This repository provides a naive implementation of the cross-modal few-shot learning approach presented in this paper https://arxiv.org/pdf/2301.06267.pdf. The primary goal of this paper is to improve few-shot learning. In this implementation, we demonstrated that the technique also enhances the classifier's accuracy in a non few-shot settings while harnessing the significant boost of inference speed compare to methods that don't leverage the power of pre-trained embedding models such as CLIP.
Multimodal Foundation: Utilizes models like CLIP that map different modalities to the same representation space. Like the paper, this implementation supports the embedding of three modalities: visual, textual, and audio.
Cross-modal Adaptation: A simple approach that learns from the embedded examples across different modalities using shallow classifiers.

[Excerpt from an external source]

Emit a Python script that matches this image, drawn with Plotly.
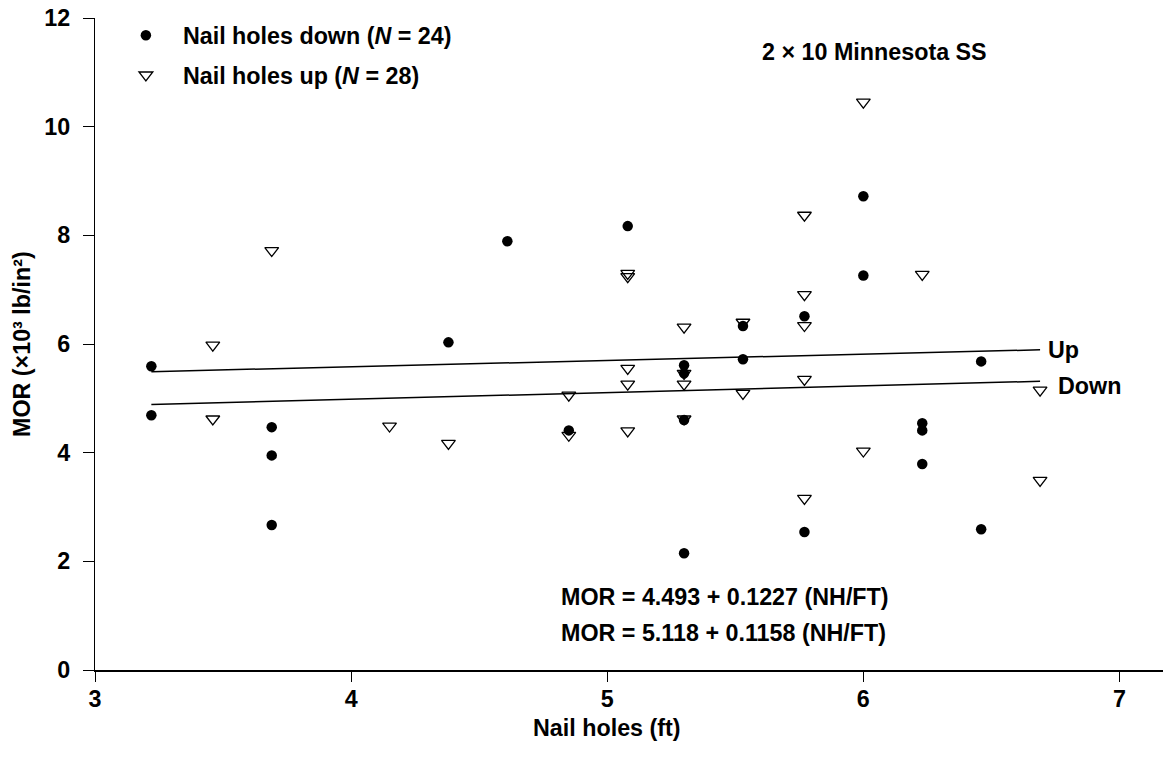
import plotly.graph_objects as go

# Nail holes per foot and MOR (x10^3 lb/in^2), nail holes down (N = 24)
down_nh = [3.22, 3.22, 3.69, 3.69, 3.69, 4.38, 4.61, 4.85, 5.08, 5.30, 5.30, 5.30,
           5.30, 5.53, 5.53, 5.77, 5.77, 6.00, 6.00, 6.23, 6.23, 6.23, 6.46, 6.46]
down_mor = [5.59, 4.69, 4.47, 3.95, 2.67, 6.03, 7.89, 4.41, 8.17, 5.61, 5.46, 4.60,
            2.15, 6.33, 5.72, 6.51, 2.54, 8.72, 7.26, 4.54, 4.41, 3.79, 5.68, 2.59]

# Nail holes up (N = 28)
up_nh = [3.46, 3.46, 3.69, 4.15, 4.38, 4.85, 4.85, 5.08, 5.08, 5.08, 5.08, 5.08,
         5.30, 5.30, 5.30, 5.30, 5.53, 5.53, 5.77, 5.77, 5.77, 5.77, 5.77, 6.00,
         6.00, 6.23, 6.69, 6.69]
up_mor = [5.98, 4.62, 7.72, 4.49, 4.17, 5.06, 4.32, 7.30, 7.24, 5.55, 5.26, 4.40,
          6.31, 5.46, 5.26, 4.62, 6.40, 5.09, 8.37, 6.91, 6.34, 5.35, 3.16, 10.45,
          4.03, 7.28, 5.15, 3.49]

# Regression fits: MOR = a + b * (NH/FT)
down_fit = (4.493, 0.1227)
up_fit = (5.118, 0.1158)

x_ticks = [3, 4, 5, 6, 7]
y_ticks = [0, 2, 4, 6, 8, 10, 12]

FONT = "Liberation Sans, Arial, Helvetica, sans-serif"
SIZE = 23.3


def fit_line(xs, coef):
    lo, hi = min(xs), max(xs)
    a, b = coef
    return [lo, hi], [a + b * lo, a + b * hi]


fig = go.Figure()

fig.add_trace(go.Scatter(
    x=down_nh, y=down_mor, mode="markers",
    name="Nail holes down (<i>N</i> = 24)",
    marker=dict(symbol="circle", size=10.5, color="black", line=dict(width=0)),
    legend="legend",
))
fig.add_trace(go.Scatter(
    x=up_nh, y=up_mor, mode="markers",
    name="Nail holes up (<i>N</i> = 28)",
    marker=dict(symbol="triangle-down-open", size=12, color="black",
                line=dict(width=1.3, color="black")),
    legend="legend2",
))

all_nh = down_nh + up_nh
ux, uy = fit_line(all_nh, up_fit)
dx, dy = fit_line(all_nh, down_fit)
fig.add_trace(go.Scatter(x=ux, y=uy, mode="lines", showlegend=False,
                         line=dict(color="black", width=1.5)))
fig.add_trace(go.Scatter(x=dx, y=dy, mode="lines", showlegend=False,
                         line=dict(color="black", width=1.5)))

tfont = dict(family=FONT, size=SIZE, color="black", weight="bold")

annotations = [
    dict(x=ux[1], y=uy[1], xref="x", yref="y", text="Up", showarrow=False,
         xanchor="left", yanchor="middle", xshift=6, font=tfont),
    dict(x=dx[1], y=dy[1], xref="x", yref="y", text="Down", showarrow=False,
         xanchor="left", yanchor="middle", xshift=16, yshift=-5, font=tfont),
    dict(x=5.598, y=11.37, xref="x", yref="y", text="2 × 10 Minnesota SS",
         showarrow=False, xanchor="left", yanchor="middle", font=tfont),
    dict(x=4.81, y=1.34, xref="x", yref="y",
         text=f"MOR = {down_fit[0]:.3f} + {down_fit[1]:.4f} (NH/FT)",
         showarrow=False, xanchor="left", yanchor="middle", font=tfont),
    dict(x=4.81, y=0.68, xref="x", yref="y",
         text=f"MOR = {up_fit[0]:.3f} + {up_fit[1]:.4f} (NH/FT)",
         showarrow=False, xanchor="left", yanchor="middle", font=tfont),
    dict(x=5, y=0, xref="x", yref="paper", text="Nail holes (ft)",
         showarrow=False, xanchor="center", yanchor="middle", yshift=-58, font=tfont),
    dict(x=0, y=0.5, xref="paper", yref="paper", text="MOR (×10³ lb/in²)",
         showarrow=False, xanchor="center", yanchor="middle", textangle=-90,
         xshift=-73, font=tfont),
]

legend_common = dict(
    font=tfont, bgcolor="rgba(0,0,0,0)", borderwidth=0,
    xanchor="left", yanchor="middle", itemwidth=64,
)

fig.update_layout(
    width=1163, height=770,
    margin=dict(l=95, r=0, t=18, b=100),
    paper_bgcolor="white", plot_bgcolor="white",
    font=dict(family=FONT, size=SIZE, color="black"),
    showlegend=True,
    legend=dict(x=0.013, y=0.973, **legend_common),
    legend2=dict(x=0.013, y=0.912, **legend_common),
    annotations=annotations,
    xaxis=dict(
        range=[3, 7.17], tickvals=x_ticks, ticks="outside", ticklen=10,
        tickwidth=1.3, tickcolor="black", showline=True, linecolor="black",
        linewidth=1.8, showgrid=False, zeroline=False, tickfont=tfont,
        ticklabelstandoff=-3,
    ),
    yaxis=dict(
        range=[0, 12], tickvals=y_ticks, ticks="outside", ticklen=11,
        tickwidth=1.3, tickcolor="black", showline=True, linecolor="black",
        linewidth=1.3, showgrid=False, zeroline=False, tickfont=tfont,
        ticklabelstandoff=8,
    ),
)

fig.write_html("out.html")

Enhanced Classifier: Our experiments (though many aspects of the design should be made more rigorous and improved) showed superiority in accuracy using an image-text classifier compare to a fresh ResNet50 (image only) and a further-trained top-ranked classifier by https://www.kaggle.com/vlomme (audio only) on a curated subset of Cornell Birdcall Identification dataset.

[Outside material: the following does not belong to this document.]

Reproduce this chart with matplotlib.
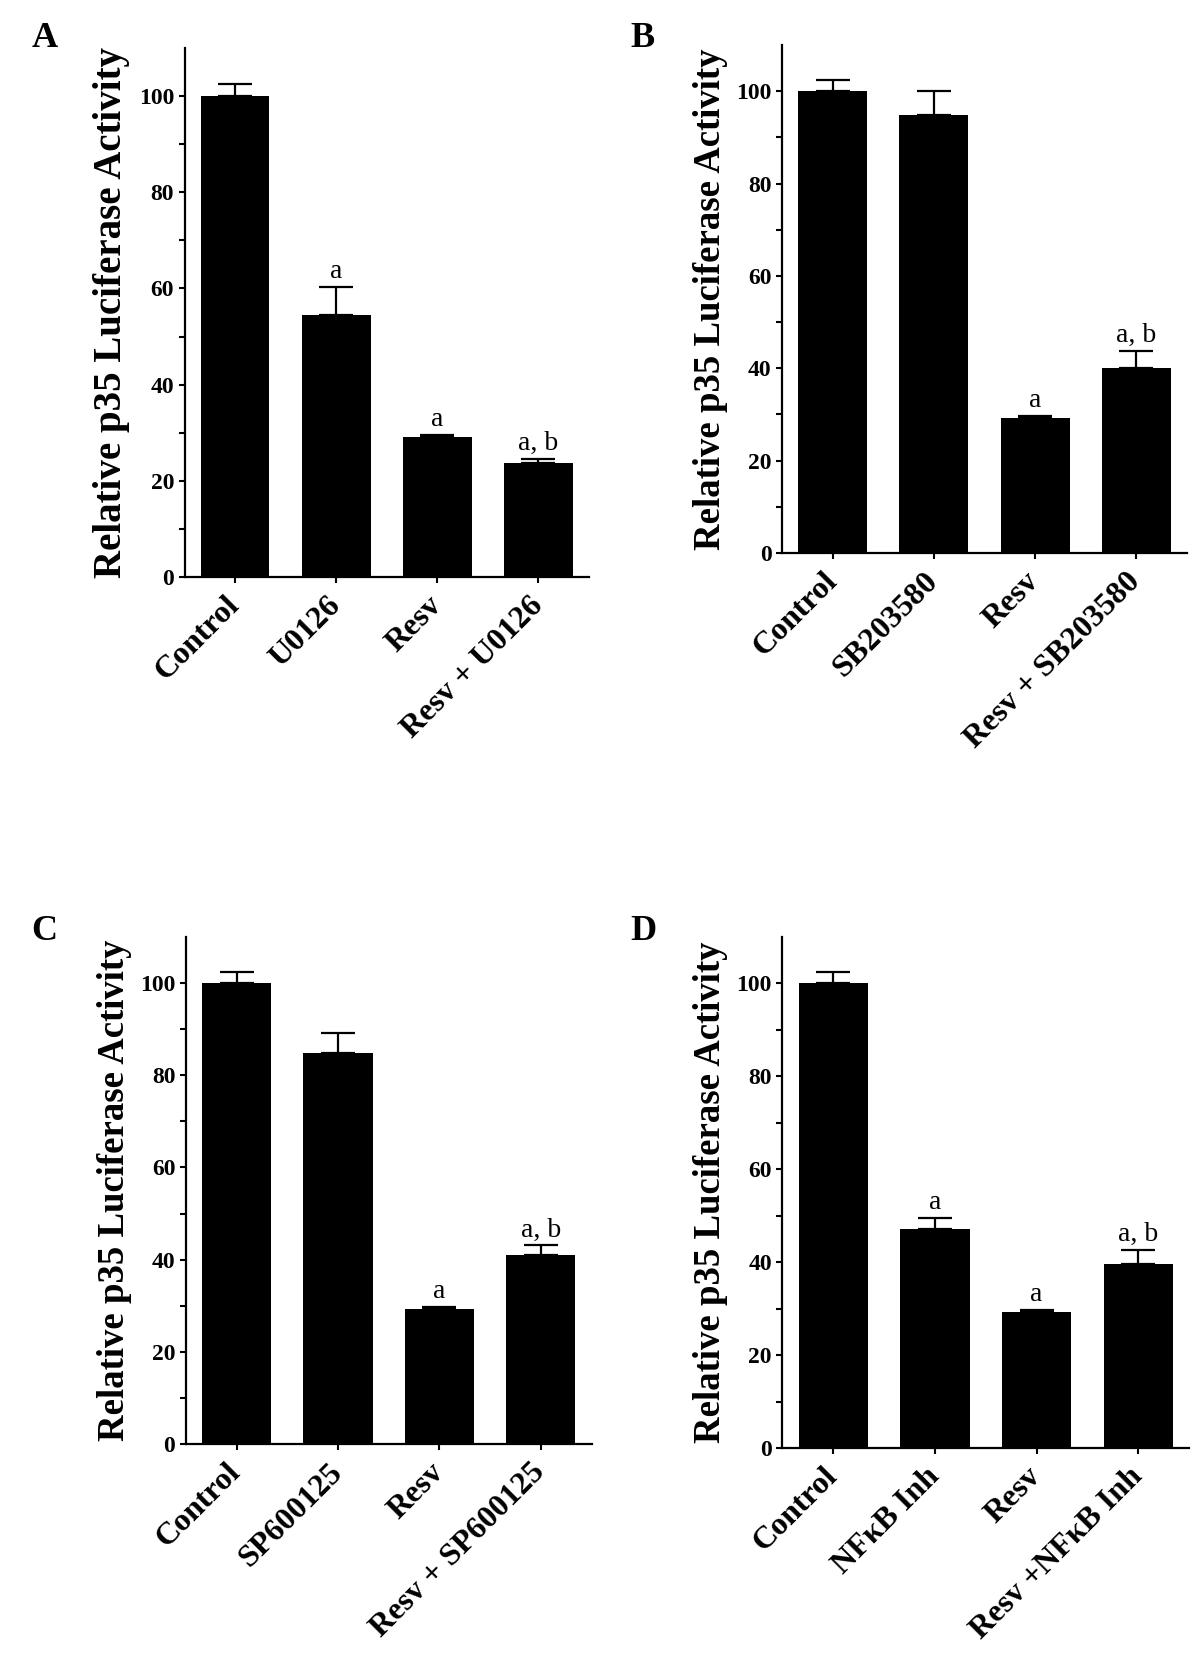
"""Actividad relativa de luciferasa p35 con distintos inhibidores (paneles A-D)."""

import matplotlib
matplotlib.use("Agg")
import matplotlib.pyplot as plt
import numpy as np
from matplotlib.ticker import FixedLocator

plt.rcParams["font.family"] = ["Liberation Serif", "DejaVu Serif"]

# Panel A
labels_a = ["Control", "U0126", "Resv", "Resv + U0126"]
means_a = [100.0, 54.5, 29.2, 23.8]
errs_a = [2.4, 5.8, 0.4, 0.8]
marks_a = ["", "a", "a", "a, b"]

# Panel B
labels_b = ["Control", "SB203580", "Resv", "Resv + SB203580"]
means_b = [100.0, 94.8, 29.3, 40.0]
errs_b = [2.4, 5.2, 0.4, 3.7]
marks_b = ["", "", "a", "a, b"]

# Panel C
labels_c = ["Control", "SP600125", "Resv", "Resv + SP600125"]
means_c = [100.0, 84.8, 29.2, 40.9]
errs_c = [2.4, 4.3, 0.5, 2.2]
marks_c = ["", "", "a", "a, b"]

# Panel D
labels_d = ["Control", "NF\u03baB Inh", "Resv", "Resv +NF\u03baB Inh"]
means_d = [100.0, 47.1, 29.3, 39.6]
errs_d = [2.5, 2.5, 0.4, 3.1]
marks_d = ["", "a", "a", "a, b"]

y_major = [0, 20, 40, 60, 80, 100]
y_minor = [10, 30, 50, 70, 90]
y_label = "Relative p35 Luciferase Activity"


def draw_panel(fig, rect, letter, letter_xy, labels, means, errs, marks,
               label_size):
    """Dibuja un panel de barras con error superior y letras de significancia.

    Args:
        fig: Figura de matplotlib.
        rect (list): Posición del eje [izq, abajo, ancho, alto] en fracción.
        letter (str): Letra del panel.
        letter_xy (tuple): Posición (línea base) de la letra en la figura.
        labels, means, errs, marks: Datos del panel.
        label_size (float): Tamaño de la etiqueta del eje y.
    """
    ax = fig.add_axes(rect)
    x = np.arange(len(labels))
    ax.bar(x, means, width=0.68, color="black", zorder=2)
    ax.errorbar(x, means, yerr=[np.zeros(len(errs)), errs], fmt="none",
                ecolor="black", elinewidth=1.6, capsize=12, capthick=1.6,
                zorder=1)

    for xi, m, e, t in zip(x, means, errs, marks):
        if t:
            ax.annotate(t, (xi, m + e), xytext=(0, 2),
                        textcoords="offset points", ha="center", va="bottom",
                        fontsize=20)

    ax.set_xlim(-0.5, len(labels) - 0.5)
    ax.set_ylim(0, 110)
    ax.yaxis.set_major_locator(FixedLocator(y_major))
    ax.yaxis.set_minor_locator(FixedLocator(y_minor))
    ax.set_xticks(x)
    ax.set_xticklabels(labels, rotation=45, ha="right", va="center",
                       rotation_mode="anchor", fontsize=23, fontweight="bold")
    for t in ax.get_yticklabels():
        t.set_fontweight("bold")
    ax.tick_params(axis="y", which="major", labelsize=17, length=4.5,
                   width=1.5, pad=3)
    ax.tick_params(axis="y", which="minor", length=4.5, width=1.5)
    ax.tick_params(axis="x", length=4.5, width=1.5, pad=13)

    for side in ["top", "right"]:
        ax.spines[side].set_visible(False)
    for side in ["left", "bottom"]:
        ax.spines[side].set_linewidth(1.6)

    ax.set_ylabel(y_label, fontsize=label_size, fontweight="bold",
                  labelpad=6)
    fig.text(letter_xy[0], letter_xy[1], letter, fontsize=26,
             fontweight="bold", ha="left", va="baseline")
    return ax


fig = plt.figure(figsize=(12, 16.59), dpi=100)

draw_panel(fig, [0.1538, 0.6522, 0.337, 0.3189], "A", (0.026, 0.9717),
           labels_a, means_a, errs_a, marks_a, 28)
draw_panel(fig, [0.6517, 0.6667, 0.3375, 0.3062], "B", (0.525, 0.9715),
           labels_b, means_b, errs_b, marks_b, 26.5)
draw_panel(fig, [0.1548, 0.1296, 0.3383, 0.3056], "C", (0.026, 0.4336),
           labels_c, means_c, errs_c, marks_c, 26.5)
draw_panel(fig, [0.6520, 0.1272, 0.3390, 0.3080], "D", (0.525, 0.4336),
           labels_d, means_d, errs_d, marks_d, 26.5)

fig.savefig("out.png", dpi=100)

LLM Prompting: We have considered using LLM prompting techniques to generate textual data that aligns with how CLIP are trained for further experiments to see whether this can be an effective model-improving strategy. Segmentation Techniques: Segmentation techniques like SAM have also been thought of to improve the quality and robustness of image data but haven't been implemented yet.
To set up the dependencies for the project, please follow the instructions below:
-
Open your command prompt or terminal.
-
Navigate to the project directory.
-
Run the command
conda env create -f environment.yml
. This will create a new conda environment with the name specified in theenvironment.yml
file, and install all the necessary dependencies. -
Once the installation is complete, activate the environment by running the command
conda activate <environment-name>
. Replace<environment-name>
with the name of the environment created in step 3. -
You're now ready to use the project with all the required dependencies installed.
Note: Make sure you have conda installed on your system before following the above steps.